L’Évêché devient Hôtel de police en 1905
La transformation de l’Évêché en siège de la police s’inscrit dans l’ensemble des manifestations de la lutte entre l’église et l’État, qui revendique sa laïcité. C’est que 1905 est une date de confrontation, voire de combat. En 1905, la Troisième république entend se débarrasser de l’Église, afin que l’État laïc soit seul à exercer les missions de contrôle et de pouvoir qui faisaient, jusqu’à ce moment, l’objet d’un partage entre les églises et l’État. L’Évêché devient Hôtel de police au moment où, sous l’impulsion de Jules Ferry, la France se couvre de ces écoles publiques dans lesquelles les enfants se voient transmettre la culture laïque et où, certains dimanches, ont lieu les scrutins. C’est ainsi que l’affectation de l’Évêché à la police est, au commencement, d’abord, un acte de laïcité, qui consiste à remplacer une surveillance par une autre.

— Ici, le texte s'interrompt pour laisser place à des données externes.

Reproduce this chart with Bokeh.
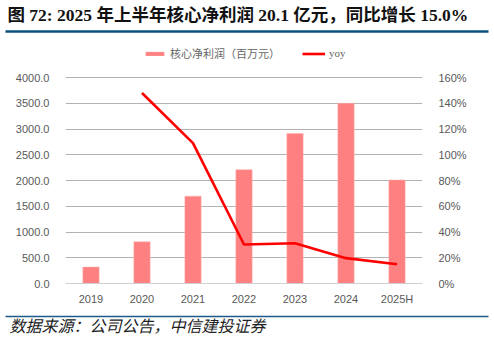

Pouvoirs nationaux et pouvoir municipal
Ainsi situés l’un près de l’autre (l’Hôtel de ville n’est pas loin), le pouvoir municipal et le pouvoir national se font, en quelque sorte, face. C’est aussi cela que signifie la mutation du palais de l’Évêché : il s’agit, pour l’État, d’affirmer son pouvoir face à celui de l’Église, son autorité et la surveillance face à celles dont les églises sont les acteurs. C’est dans le cadre de cette confrontation entre les pouvoirs que l’on peut comprendre la signification du site de l’Hôtel de police et son histoire. Ce n’est pas seulement une question de laïcité et d’affirmation du pouvoir d’institutions laïques, encore nouvelles en 1905 : c’est surtout une question de mutation des pouvoirs et de confrontation entre les pouvoirs. Une façon de rappeler que l’État ne se réduit pas aux institutions nationales, mais que les institutions locales comme les municipalités ou les institutions locales de la police font partie de l’État. La mutation de l’Évêché en hôtel de police a aussi cette signification : en 1905, l’État dans lequel nous vivons aujourd’hui est encore en train de naître, de se construire.
La police à Marseille
Questionner l’Hôtel de police, c’est, bien sûr, questionner, une fois de plus, la police à Marseille, la place qu’elle y occupe, le rôle qu’elle y joue, l’identité qui lui est reconnue. À cet égard, on ne peut que constater un écart, une inadéquation, entre ce lieu de l’Hôtel de police, qui représente une sorte de grandeur de l’État, qui vient nous dire que la police fait partie de l’État, et la dégradation des activités contemporaines de la police. Les violences perpétrées par la police ces temps derniers, ces meurtres dont les policiers ont été les auteurs, ne peuvent pas faire partie d’un état légitime. À Marseille comme ailleurs, cela ne suffit pas d’avoir un beau palais pour affirmer une grandeur et une autorité, encore faut-il, pour cela, que les pratiques, les activités, les discours, suivent. À cat égard, sans doute la confiance, qui est le lien entre la population et les institutions, pourrait bien être perdue. L’Évêché n’aurait plus alors pour signification que celle d’une autorité disparue.
Comme souvent, j’ai pu trouver les informations nécessaires à cet article dans l’ouvrage d’Adrien Blès, Dictionnaire historique des rues de Marseille, Marseille, Éd. Jeanne Laffitte, 2001, 526 p.